Indeed, the only way to stop a child from reading and liking it in a literate environment is to teach it the way we teach it. But the industry of reading and its pseudo-scientific scare tactics is the most effective way to intimidate parents and taxpayers to stay in line, so you are discouraged from finding out just how easy it is.
 
So far, our new school has dropped walled compounds - its exercises occur everywhere: in offices, museums, companies, on farms, ships, in private homes, in churches, and in other rooms of a thousand types.
 
Our new school has decertified schoolteaching also, so that anyone with a skill to transmit can easily be put in touch with those who want the service. We have the technology to do this right now, all we lack is the will to deconstruct the empire of bad government schools we have erected over our children.
 
And most important of all, our new school has to put the money to purchase educational services back into the hands of taxpayers. It trusts itself to be able to win favor - and if it guesses wrong, it will have the decency to close up shop and go away.
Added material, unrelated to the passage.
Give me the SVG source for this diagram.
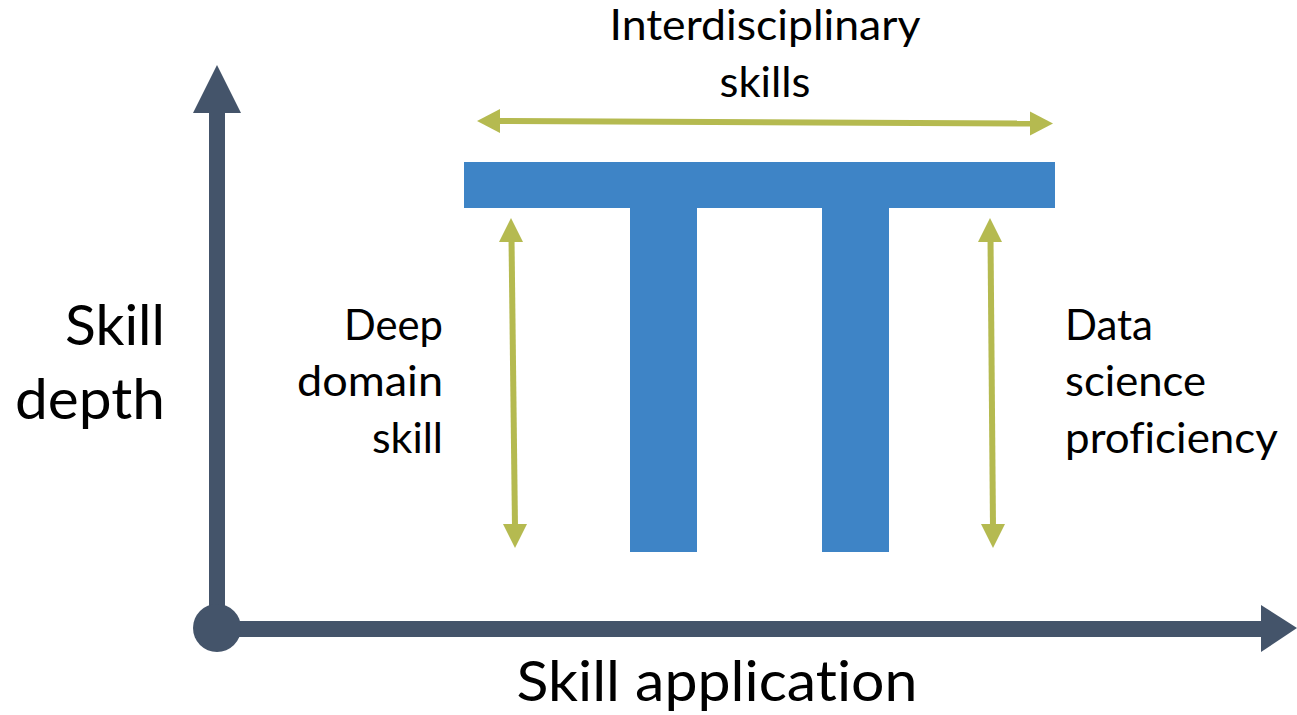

Government schools will compete with the others, but to win they will have to earn it. That would be a revolutionary change, wouldn't it?
 
The new school has flex-time, flex-space, flex curriculum, and flex-sequencing, because the range of human variety demands that; it has eliminated standardized testing - not because we don't need standards, we do - because standardization is the best way to assure the lowest possible quality of performance.
 
Time to stop the dishonesty. All of us are sickened by it, even those who think they profit by this system. We are dying as a nation and becoming a State. A nation is run by neighbors, but a state is run by experts. Monopoly schooling is a poison killing our nation. Don't look to schools for your salvation, they have no idea what to do. Look to your own courage, look to your own wits, look to your strong right arms. Demand free-market choice schools, help us get a school choice bill before the State legislatures.
Trust yourselves, trust the people, trust the kids. God bless you all in the struggle ahead.